Friday, March 11, 2011
Warning - This post is very outdated and many steps, locations and prices have changed.
(Although the King Pie carts outside Lumumba RTSA are still a delicious choice.)
- Go to Road Transit Safety Authority (RTSA) on Lumumba.
- Go to the "Information" desk.
- Ask for a medical examination form.
- Go to Makeni clinic.
- Overpay an unscrupulous doctor.
- Go to RTSA on Lumumba and be told that they no longer except exams from Makeni and that you have overpaid.
- Go back 3 steps.
- Or skip numbers (4-7) and go to one of the following approved government clinics:
- Make sure this list is current!!
- Pay k50,000 if you have an ARC.
- Pay k1000,000 if you do not have an ARC.
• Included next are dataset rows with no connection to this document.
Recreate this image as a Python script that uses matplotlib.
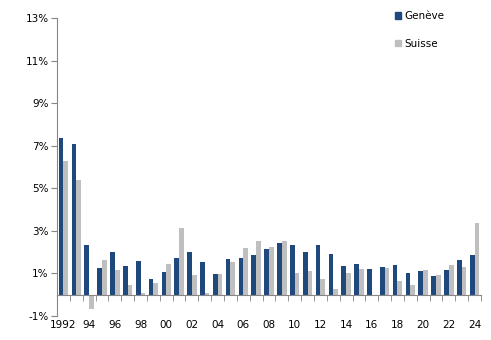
import matplotlib
matplotlib.use("Agg")
import matplotlib.pyplot as plt
from matplotlib.patches import Patch
import numpy as np

years = list(range(1992, 2025))
geneve = [7.37, 7.09, 2.35, 1.27, 2.02, 1.36, 1.60, 0.75, 1.08, 1.74,
          2.02, 1.55, 0.99, 1.69, 1.74, 1.88, 2.16, 2.44, 2.35, 2.02,
          2.35, 1.93, 1.36, 1.46, 1.22, 1.31, 1.41, 1.03, 1.13, 0.89,
          1.17, 1.64, 1.88]
suisse = [6.29, 5.40, -0.69, 1.64, 1.17, 0.47, 0.09, 0.56, 1.46, 3.15,
          0.94, 0.09, 0.99, 1.55, 2.21, 2.54, 2.25, 2.54, 1.03, 1.13,
          0.75, 0.28, 1.03, 1.22, 0.0, 1.27, 0.66, 0.47, 1.17, 0.94,
          1.41, 1.31, 3.38]
xlabels = ["1992", "94", "96", "98", "00", "02", "04", "06", "08", "10",
           "12", "14", "16", "18", "20", "22", "24"]
yticks = [-1, 1, 3, 5, 7, 9, 11, 13]

c_gen = "#1F497D"
c_sui = "#BFBFBF"
axis_c = "#868686"

fig = plt.figure(figsize=(4.91, 3.40), dpi=100)
ax = fig.add_axes([57/491, 1-316/340, 424/491, 298/340])

x = np.arange(len(years))
w = 0.365
ax.bar(x - w/2, geneve, width=w, color=c_gen, label="Genève")
ax.bar(x + w/2, suisse, width=w, color=c_sui, label="Suisse")

ax.set_xlim(-0.5, len(years) - 0.5)
ax.set_ylim(-1, 13)
ax.set_yticks(yticks)
ax.set_yticklabels([f"{v}%" for v in yticks])

for s in ["top", "right"]:
    ax.spines[s].set_visible(False)
ax.spines["bottom"].set_position(("data", 0))
ax.spines["bottom"].set_color(axis_c)
ax.spines["left"].set_color(axis_c)

ax.set_xticks(x[::2])
ax.set_xticklabels(xlabels)
ax.set_xticks(np.arange(-0.5, len(years), 1), minor=True)
ax.tick_params(axis="x", which="major", length=0, pad=18, labelsize=7.5, colors="black")
ax.tick_params(axis="x", which="minor", length=4, color=axis_c, direction="out")
ax.tick_params(axis="y", length=4, color=axis_c, labelsize=7.5, pad=2)

handles = [Patch(color=c_gen, label="Genève"), Patch(color=c_sui, label="Suisse")]
fig.legend(handles=handles, loc="upper left", bbox_to_anchor=(395/491, 1-11/340),
           frameon=False, fontsize=7.5, handlelength=0.6, handleheight=0.6,
           handletextpad=0.3, labelspacing=1.7, borderpad=0, borderaxespad=0)

fig.savefig("out.png", dpi=100)
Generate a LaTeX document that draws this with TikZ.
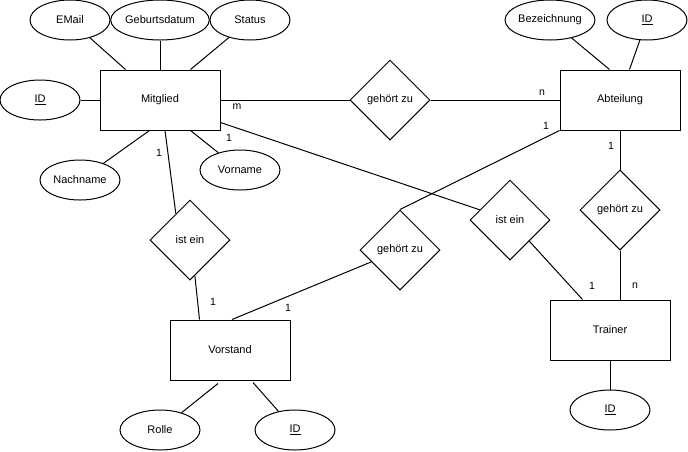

- Make sure you are meeting with one of the doctors who is "qualified" to administer the exam.
- Take your date stamped medical form and receipt of payment to RTSA on Lumumba.
- Be sure to bring at least two copies of your: ARC, passport, work permit, and US drivers license.
- Get in line for Room 1.
- Be sure to ask around and make sure you are in the right line and that the people who appear to be standing in that line are actually in line.
- Plan on being here for anywhere from 1 hour to 4 hours.
- When you reach Room 1, show them your documents and explain that you are seeking a conversion license.
- You will receive a form for a provisional license.
- Fill this out.
- Take this to Data Capturing.
- Then go to Rooms 2 or 3 for photographing.
- Try to smile, you're almost halfway there.
- Go to cashier (room 15 or 26)
- Pay k63,000
- Exit RTSA and purchase a King Pie from the cart.
- Eat pie.
- Return to the same window after 24 hours to set an appointment with RTSA Ridgeway branch for a competency/conversion test.
- Pay k47,000 booking fee.
- On the day of your booking go to RTSA on Lumumba go early!
- Go to Room 7.
- Be told to go see Mr. Mwamba across the street.
- Drive into the black gates where everyone is lined up in their vehicles.
- Skip the line.
- Go see Mr. Mwamba in the booth.
- Arrange for a drive test.
- Even if RTSA on Lumumba "booked" your test for a certain time, this means nothing, plan on waiting at least a few hours.
- Pay someone k15,000 to outfit your vehicle with "L" plates for your drive (this may be optional)
- Do your drive test.
- If you passed, go back to Mr. Mwamba and give him your paperwork for stamping.
- Take this paperwork to RTSA on Lumumba after 24 hours.
- Go to Room 25 and give them your forms.
- Go to Room 26 and pay k79,000.
- Exit RTSA
- Buy a King Pie (Ham and Cheese is nice)
- Eat pie.
- In four weeks you can pick your card up at RTSA on Dedan Kimathi Rd.